An unrealistic search for silver-bullet solutions. Most business problems are complex. But many executives badly want a silver bullet — a simple action that will leapfrog the competition or supercharge an organization’s performance in one fell swoop.
Failure to consider alternatives explicitly. Business is a game of choices, and you can’t make good choices without good alternatives. But most organizations do not explicitly formulate and evaluate alternatives in making big decisions.
Too many people involved. Important decisions are hard to make in large groups. Sensitive issues don’t get thoroughly discussed. Personalities interfere with reasoned argument.  In fact, our research highlights the “Rule of 7″: for every individual you add to a group beyond seven, decision effectiveness declines by 10%.

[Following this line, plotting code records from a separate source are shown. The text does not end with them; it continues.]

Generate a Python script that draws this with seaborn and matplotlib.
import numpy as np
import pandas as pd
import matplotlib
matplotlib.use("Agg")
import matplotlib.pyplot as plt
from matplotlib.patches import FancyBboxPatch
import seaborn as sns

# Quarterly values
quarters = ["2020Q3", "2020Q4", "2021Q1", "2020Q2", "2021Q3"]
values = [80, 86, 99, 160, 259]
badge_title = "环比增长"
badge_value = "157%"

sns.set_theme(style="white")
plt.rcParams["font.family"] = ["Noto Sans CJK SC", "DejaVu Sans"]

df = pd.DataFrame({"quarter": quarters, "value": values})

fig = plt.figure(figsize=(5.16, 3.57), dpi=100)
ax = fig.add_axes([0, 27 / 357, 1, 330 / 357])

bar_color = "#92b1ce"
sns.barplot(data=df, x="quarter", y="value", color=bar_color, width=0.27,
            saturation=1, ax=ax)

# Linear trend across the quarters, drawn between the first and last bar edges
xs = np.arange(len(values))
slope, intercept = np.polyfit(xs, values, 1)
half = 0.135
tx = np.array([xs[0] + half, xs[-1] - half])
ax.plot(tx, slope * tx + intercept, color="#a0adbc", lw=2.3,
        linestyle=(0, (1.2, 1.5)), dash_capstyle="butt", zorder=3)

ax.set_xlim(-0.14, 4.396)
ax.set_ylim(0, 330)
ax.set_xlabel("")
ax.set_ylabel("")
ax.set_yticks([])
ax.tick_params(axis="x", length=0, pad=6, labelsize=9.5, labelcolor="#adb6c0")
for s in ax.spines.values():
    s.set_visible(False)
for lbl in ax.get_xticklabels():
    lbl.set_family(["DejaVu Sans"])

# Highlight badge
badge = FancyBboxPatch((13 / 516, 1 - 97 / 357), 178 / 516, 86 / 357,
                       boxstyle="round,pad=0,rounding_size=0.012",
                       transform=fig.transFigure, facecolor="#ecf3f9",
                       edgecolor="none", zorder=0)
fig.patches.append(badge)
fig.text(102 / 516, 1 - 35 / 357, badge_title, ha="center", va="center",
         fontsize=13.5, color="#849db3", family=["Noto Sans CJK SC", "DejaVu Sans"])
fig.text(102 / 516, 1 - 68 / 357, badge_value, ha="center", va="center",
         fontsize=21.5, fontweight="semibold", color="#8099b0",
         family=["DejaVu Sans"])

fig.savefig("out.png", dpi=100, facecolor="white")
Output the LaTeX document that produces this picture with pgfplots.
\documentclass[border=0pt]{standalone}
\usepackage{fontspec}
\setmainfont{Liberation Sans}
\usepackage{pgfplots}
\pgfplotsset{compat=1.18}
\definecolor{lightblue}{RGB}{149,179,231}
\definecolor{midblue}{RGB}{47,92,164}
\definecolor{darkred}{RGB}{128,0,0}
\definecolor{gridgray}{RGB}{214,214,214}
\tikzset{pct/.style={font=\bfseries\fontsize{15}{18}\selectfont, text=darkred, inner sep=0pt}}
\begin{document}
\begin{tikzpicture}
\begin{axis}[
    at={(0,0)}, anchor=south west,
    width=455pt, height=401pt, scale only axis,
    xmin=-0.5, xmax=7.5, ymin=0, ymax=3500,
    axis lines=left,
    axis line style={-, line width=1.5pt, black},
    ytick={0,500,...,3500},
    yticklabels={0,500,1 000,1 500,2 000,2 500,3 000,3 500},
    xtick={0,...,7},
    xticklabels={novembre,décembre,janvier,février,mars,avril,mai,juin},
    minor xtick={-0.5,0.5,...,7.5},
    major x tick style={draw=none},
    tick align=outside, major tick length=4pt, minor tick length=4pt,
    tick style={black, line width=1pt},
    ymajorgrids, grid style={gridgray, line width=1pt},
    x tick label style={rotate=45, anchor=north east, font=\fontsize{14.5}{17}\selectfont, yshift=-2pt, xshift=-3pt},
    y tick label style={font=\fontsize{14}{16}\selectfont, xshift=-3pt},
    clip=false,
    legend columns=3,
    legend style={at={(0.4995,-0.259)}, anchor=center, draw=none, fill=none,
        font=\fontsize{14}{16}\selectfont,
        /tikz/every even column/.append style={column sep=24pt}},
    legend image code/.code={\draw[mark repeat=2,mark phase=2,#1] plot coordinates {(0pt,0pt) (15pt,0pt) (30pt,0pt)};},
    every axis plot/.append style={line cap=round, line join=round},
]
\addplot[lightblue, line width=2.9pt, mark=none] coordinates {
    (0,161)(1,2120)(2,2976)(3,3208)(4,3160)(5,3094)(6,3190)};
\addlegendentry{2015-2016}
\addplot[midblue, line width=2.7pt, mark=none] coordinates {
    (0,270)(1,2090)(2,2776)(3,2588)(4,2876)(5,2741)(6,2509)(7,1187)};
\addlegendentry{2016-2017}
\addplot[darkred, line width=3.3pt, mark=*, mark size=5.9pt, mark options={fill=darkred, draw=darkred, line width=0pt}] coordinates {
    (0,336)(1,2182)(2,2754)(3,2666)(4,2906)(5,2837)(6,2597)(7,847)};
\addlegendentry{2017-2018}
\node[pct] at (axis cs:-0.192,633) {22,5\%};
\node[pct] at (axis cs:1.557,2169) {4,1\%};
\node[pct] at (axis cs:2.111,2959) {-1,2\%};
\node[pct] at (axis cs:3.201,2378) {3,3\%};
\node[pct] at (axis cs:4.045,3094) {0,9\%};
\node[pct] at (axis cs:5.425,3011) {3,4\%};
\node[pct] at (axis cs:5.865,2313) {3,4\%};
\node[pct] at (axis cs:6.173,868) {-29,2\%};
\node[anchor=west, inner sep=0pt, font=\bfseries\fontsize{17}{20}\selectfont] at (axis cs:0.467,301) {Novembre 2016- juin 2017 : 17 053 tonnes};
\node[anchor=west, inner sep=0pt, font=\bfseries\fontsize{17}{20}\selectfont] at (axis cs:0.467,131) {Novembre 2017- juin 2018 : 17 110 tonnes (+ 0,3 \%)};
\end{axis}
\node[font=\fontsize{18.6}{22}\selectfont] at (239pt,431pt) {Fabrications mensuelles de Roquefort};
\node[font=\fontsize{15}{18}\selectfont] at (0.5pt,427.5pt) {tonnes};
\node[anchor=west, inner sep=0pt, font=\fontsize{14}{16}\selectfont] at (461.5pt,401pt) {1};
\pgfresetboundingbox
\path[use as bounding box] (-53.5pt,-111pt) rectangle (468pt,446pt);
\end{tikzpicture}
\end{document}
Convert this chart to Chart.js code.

Failure to consider opportunity cost. The decision to start doing something new is only one form of high-stakes decision. Another—often with equally big consequences—is to keep doing something you’re already doing. The decision not to shut down an uncompetitive product line or exit an unprofitable market can consume as much scarce management time and other resources as any merger. Yet few executives appreciate the opportunity cost associated with continuing with a losing venture.
Underestimating the challenges involved in execution and change management. The complexities associated with a big-stakes decision rarely end with the decision itself. Indeed, recent Bain research indicates that only 12% of large-scale changes are executed as intended.